● STATED TASK
Give only the number of lines below that contain the word "matplotlib".

● MATERIAL
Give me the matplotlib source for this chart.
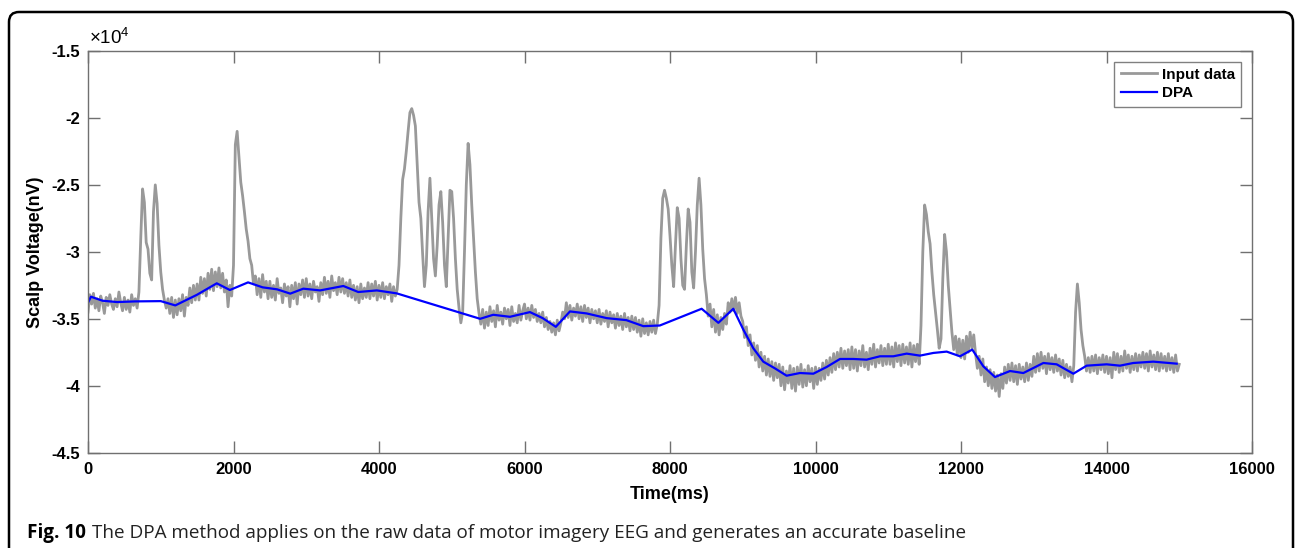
import numpy as np
import matplotlib
matplotlib.use("Agg")
import matplotlib.pyplot as plt
from matplotlib.patches import FancyBboxPatch
from matplotlib.transforms import IdentityTransform

# ---------------- data ----------------
# Input data sampled every 25 ms (values in units of 1e3 nV); one row = 500 ms
input_time_ms = np.arange(0, 15001, 25)
input_kv = [
    -34.5, -33.2, -33.9, -33.1, -34.2, -33.5, -34.4, -33.3, -33.8, -34.6, -33.4, -34.0, -33.2, -33.9, -34.3, -33.5, -34.1, -33.0, -33.8, -34.4,
    -33.4, -34.3, -33.6, -34.5, -33.2, -34.0, -33.5, -34.2, -33.0, -29.0, -25.3, -26.3, -29.3, -29.8, -31.6, -32.1, -27.0, -25.0, -26.4, -29.5,
    -31.5, -32.8, -33.6, -34.2, -33.5, -34.6, -33.4, -34.9, -33.6, -34.7, -33.5, -34.4, -33.2, -34.8, -33.4, -34.0, -32.7, -33.8, -32.5, -33.6,
    -32.4, -33.6, -31.9, -33.1, -32.0, -33.3, -31.6, -32.8, -31.3, -32.9, -31.5, -32.6, -31.2, -32.7, -31.6, -33.0, -32.1, -34.1, -32.5, -33.3,
    -31.0, -22.0, -21.0, -22.9, -24.8, -25.8, -27.0, -28.3, -29.2, -30.5, -31.0, -32.4, -31.8, -33.2, -32.0, -33.4, -31.7, -33.0, -32.2, -33.5,
    -32.2, -33.4, -32.5, -33.6, -32.0, -33.1, -32.7, -33.8, -32.4, -33.3, -32.6, -34.1, -32.5, -33.5, -32.3, -33.9, -32.4, -33.2, -32.1, -33.4,
    -32.0, -33.3, -32.4, -33.5, -32.2, -33.0, -32.6, -33.7, -32.3, -33.2, -31.9, -33.1, -32.2, -33.4, -31.8, -32.9, -32.3, -33.2, -31.9, -33.0,
    -32.0, -33.1, -32.3, -33.3, -32.1, -33.4, -32.5, -33.6, -32.6, -33.8, -32.4, -33.5, -32.7, -33.4, -32.3, -33.5, -32.4, -33.3, -32.2, -33.6,
    -32.5, -33.4, -32.3, -33.5, -32.6, -33.2, -32.4, -33.7, -32.6, -33.3, -32.8, -31.0, -27.5, -24.6, -23.8, -22.5, -21.0, -19.6, -19.3, -19.8,
    -20.6, -23.5, -26.3, -27.5, -30.2, -32.6, -31.0, -27.0, -24.5, -27.5, -30.5, -31.8, -29.5, -26.5, -25.5, -27.8, -31.0, -32.6, -29.0, -25.4,
    -25.5, -27.5, -30.5, -32.8, -34.2, -35.3, -34.5, -30.0, -25.0, -21.9, -23.5, -26.5, -29.0, -31.5, -33.5, -34.6, -35.4, -34.3, -35.7, -34.5,
    -35.5, -34.1, -35.2, -34.4, -35.6, -34.0, -35.1, -34.5, -35.4, -34.2, -35.0, -34.3, -35.5, -34.1, -35.2, -34.6, -35.3, -34.0, -35.1, -34.4,
    -33.9, -35.0, -34.2, -35.1, -34.0, -34.9, -34.3, -35.2, -34.6, -35.3, -34.5, -35.6, -34.9, -35.8, -35.2, -36.0, -35.3, -36.2, -35.1, -35.9,
    -35.3, -34.5, -35.0, -33.8, -34.9, -34.0, -35.1, -34.2, -34.8, -33.9, -35.0, -34.1, -35.2, -34.0, -34.9, -34.2, -35.3, -34.3, -35.0, -34.4,
    -35.3, -34.3, -35.4, -34.6, -35.2, -34.4, -35.6, -34.5, -35.3, -34.7, -35.7, -34.6, -35.5, -34.8, -35.8, -34.6, -35.6, -34.9, -35.9, -34.8,
    -35.8, -34.9, -36.0, -35.1, -36.3, -35.0, -36.1, -35.3, -36.2, -35.2, -36.0, -35.1, -36.1, -35.4, -34.0, -29.0, -26.0, -25.4, -26.0, -26.8,
    -28.8, -31.0, -32.6, -29.5, -26.7, -27.5, -30.5, -32.5, -32.8, -29.5, -26.8, -27.8, -31.5, -32.7, -30.0, -26.5, -24.5, -26.5, -29.8, -32.0,
    -33.2, -34.8, -33.9, -35.6, -34.3, -36.0, -34.7, -36.2, -34.9, -35.8, -34.6, -35.4, -33.8, -34.5, -33.5, -34.4, -33.4, -34.6, -33.8, -34.8,
    -35.2, -36.4, -35.6, -37.0, -36.2, -37.7, -36.8, -38.1, -37.0, -38.6, -37.5, -38.9, -37.8, -39.2, -38.0, -39.3, -38.2, -39.6, -38.3, -39.4,
    -38.4, -40.0, -38.6, -40.3, -38.9, -39.8, -38.5, -40.2, -38.7, -40.4, -38.6, -39.9, -38.4, -40.1, -38.8, -40.0, -38.5, -39.7, -38.7, -40.2,
    -38.6, -39.9, -38.7, -39.6, -38.3, -39.5, -38.1, -39.2, -37.9, -39.0, -37.6, -38.8, -37.5, -38.6, -37.2, -38.7, -37.4, -38.5, -37.3, -38.8,
    -37.1, -38.7, -37.3, -38.9, -37.4, -38.5, -37.0, -38.6, -37.5, -38.8, -37.2, -38.4, -36.9, -38.6, -37.3, -38.3, -37.0, -38.5, -37.2, -38.4,
    -36.9, -38.4, -37.1, -38.6, -36.8, -38.2, -37.0, -38.5, -36.9, -38.3, -37.1, -38.4, -36.8, -38.6, -37.0, -38.2, -36.9, -38.4, -35.5, -30.0,
    -26.5, -27.2, -28.5, -29.4, -31.5, -33.2, -34.5, -35.8, -37.2, -36.5, -32.0, -28.7, -30.0, -32.5, -34.2, -36.0, -37.3, -36.3, -37.7, -36.5,
    -37.9, -36.6, -38.0, -36.3, -37.5, -36.0, -37.2, -36.2, -37.6, -38.7, -37.8, -39.2, -38.0, -39.7, -38.6, -40.0, -38.8, -40.2, -39.0, -40.4,
    -39.2, -40.8, -39.1, -40.2, -38.6, -39.8, -38.4, -39.6, -38.3, -39.7, -38.5, -39.9, -38.4, -39.5, -38.6, -39.7, -38.3, -39.6, -38.4, -39.3,
    -37.8, -39.0, -37.6, -38.9, -37.5, -38.7, -37.8, -39.1, -37.6, -38.8, -37.9, -39.0, -37.7, -38.9, -38.0, -39.2, -38.1, -39.4, -38.4, -39.3,
    -38.6, -39.7, -38.5, -34.5, -32.4, -33.8, -35.8, -37.0, -37.8, -38.9, -37.9, -39.0, -37.8, -38.9, -37.7, -39.1, -37.9, -38.8, -37.7, -39.0,
    -37.8, -39.1, -37.9, -39.4, -37.5, -38.8, -37.6, -39.0, -37.8, -38.9, -37.4, -38.7, -37.7, -39.0, -37.8, -38.8, -37.6, -38.9, -37.7, -38.6,
    -37.5, -38.7, -37.6, -38.9, -37.4, -38.6, -37.7, -38.8, -37.5, -38.9, -37.6, -38.7, -37.8, -38.9, -37.6, -38.8, -37.9, -39.0, -37.7, -38.9,
    -38.4,
]

# DPA baseline (values in units of 1e3 nV)
dpa_time_ms = [
    0, 40, 200, 400, 650, 1000, 1200, 1500, 1770, 1950, 2200, 2400, 2600,
    2780, 2960, 3190, 3510, 3715, 3970, 4243, 5390, 5570, 5800, 6075, 6250,
    6430, 6625, 6855, 7130, 7400, 7634, 7860, 8435, 8665, 8870, 9007, 9145,
    9282, 9442, 9603, 9786, 9970, 10153, 10337, 10520, 10703, 10886, 11070,
    11253, 11436, 11620, 11803, 11986, 12155, 12307, 12467, 12674, 12857,
    13132, 13315, 13544, 13727, 14002, 14185, 14368, 14643, 14965,
]
dpa_kv = [
    -33.8, -33.35, -33.65, -33.75, -33.7, -33.68, -34.0, -33.2, -32.35,
    -32.85, -32.28, -32.65, -32.8, -33.12, -32.75, -32.88, -32.55, -33.0,
    -32.88, -33.1, -35.0, -34.7, -34.85, -34.5, -34.95, -35.6, -34.45,
    -34.6, -34.95, -35.1, -35.55, -35.5, -34.25, -35.3, -34.25, -35.8,
    -37.2, -38.2, -38.7, -39.25, -39.05, -39.1, -38.6, -38.0, -38.0,
    -38.05, -37.8, -37.8, -37.6, -37.75, -37.55, -37.45, -37.8, -37.3,
    -38.55, -39.35, -38.9, -39.05, -38.3, -38.4, -39.1, -38.5, -38.4,
    -38.5, -38.3, -38.2, -38.35,
]

series_labels = ["Input data", "DPA"]
xticks = [0, 2000, 4000, 6000, 8000, 10000, 12000, 14000, 16000]
xticklabels = ["0", "2000", "4000", "6000", "8000", "10000", "12000", "14000", "16000"]
yticks = [-45000, -40000, -35000, -30000, -25000, -20000, -15000]
yticklabels = ["-4.5", "-4", "-3.5", "-3", "-2.5", "-2", "-1.5"]
x_label = "Time(ms)"
y_label = "Scalp Voltage(nV)"
caption_bold = "Fig. 10"
caption_rest = "The DPA method applies on the raw data of motor imagery EEG and generates an accurate baseline"

# ---------------- figure ----------------
W, H = 1295, 548
fig = plt.figure(figsize=(W / 100, H / 100), dpi=100)
fig.patch.set_facecolor("white")

AX_L, AX_R, AX_T, AX_B = 88, 1252, 51, 452.7
ax = fig.add_axes([AX_L / W, 1 - AX_B / H, (AX_R - AX_L) / W, (AX_B - AX_T) / H])

input_nv = np.array(input_kv) * 1000.0
dpa_nv = np.array(dpa_kv) * 1000.0

ax.plot(input_time_ms, input_nv, color="#999999", lw=2.0, label=series_labels[0])
ax.plot(dpa_time_ms, dpa_nv, color="#0000ff", lw=1.6, label=series_labels[1])

ax.set_xlim(0, 16000)
ax.set_ylim(-45000, -15000)
ax.set_xticks(xticks)
ax.set_xticklabels(xticklabels)
ax.set_yticks(yticks)
ax.set_yticklabels(yticklabels)

for lab in ax.get_xticklabels() + ax.get_yticklabels():
    lab.set_fontfamily("Liberation Sans")
    lab.set_fontweight("bold")
    lab.set_fontsize(12)

spine_col = "#707070"
for s in ax.spines.values():
    s.set_color(spine_col)
    s.set_linewidth(1.0)
ax.tick_params(axis="both", direction="in", length=8.5, width=1.0, color=spine_col,
               top=True, right=True, labelcolor="black")
ax.tick_params(axis="x", pad=7)
ax.tick_params(axis="y", pad=6)

# multiplier text
ax.annotate(r"$\mathregular{\times10^{4}}$", xy=(0, 1), xycoords="axes fraction",
            xytext=(0.5, 2.0), textcoords="offset points", ha="left", va="bottom",
            fontfamily="Liberation Sans", fontsize=13.5)

# axis labels
fig.text(670 / W, 1 - 494.5 / H, x_label, ha="center", va="center",
         fontfamily="Liberation Sans", fontweight="bold", fontsize=13)
fig.text(36 / W, 1 - 252 / H, y_label, ha="center", va="center", rotation=90,
         fontfamily="Liberation Sans", fontweight="bold", fontsize=13)

# legend
leg = ax.legend(loc="upper right", bbox_to_anchor=((1241 - AX_L) / (AX_R - AX_L),
                                                   (AX_B - 61.7) / (AX_B - AX_T)),
                borderaxespad=0, frameon=True, fancybox=False, framealpha=1,
                edgecolor="#808080", handlelength=2.4, handletextpad=0.3,
                labelspacing=0.3, borderpad=0.4,
                prop=dict(family="Liberation Sans", weight="bold", size=11))
leg.get_frame().set_linewidth(1.0)

# rounded outer frame
frame = FancyBboxPatch((9, -30), 1284, 536 + 30, boxstyle="round,pad=0,rounding_size=10",
                       transform=IdentityTransform(), fill=False, edgecolor="black",
                       linewidth=1.8)
fig.add_artist(frame)

# caption
renderer = fig.canvas.get_renderer()
cap_x0, cap_base, cap_target_w = 27, 538.3, 932
size = 13.0
t1 = fig.text(cap_x0 / W, 1 - cap_base / H, caption_bold, ha="left", va="baseline",
              fontfamily="Open Sans", fontweight="bold", fontsize=size)
t2 = fig.text(0, 1 - cap_base / H, caption_rest, ha="left", va="baseline",
              fontfamily="Open Sans", fontsize=size, color="#222222")


def place_caption():
    bb1 = t1.get_window_extent(renderer)
    gap = 0.3 * t1.get_fontsize() * 100 / 72
    t2.set_x((bb1.x1 + gap) / W)
    bb2 = t2.get_window_extent(renderer)
    return bb2.x1 - bb1.x0


width = place_caption()
size = size * cap_target_w / width
t1.set_fontsize(size)
t2.set_fontsize(size)
place_caption()

fig.savefig("out.png", dpi=100, facecolor="white")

● RESULT FOR THIS TASK
6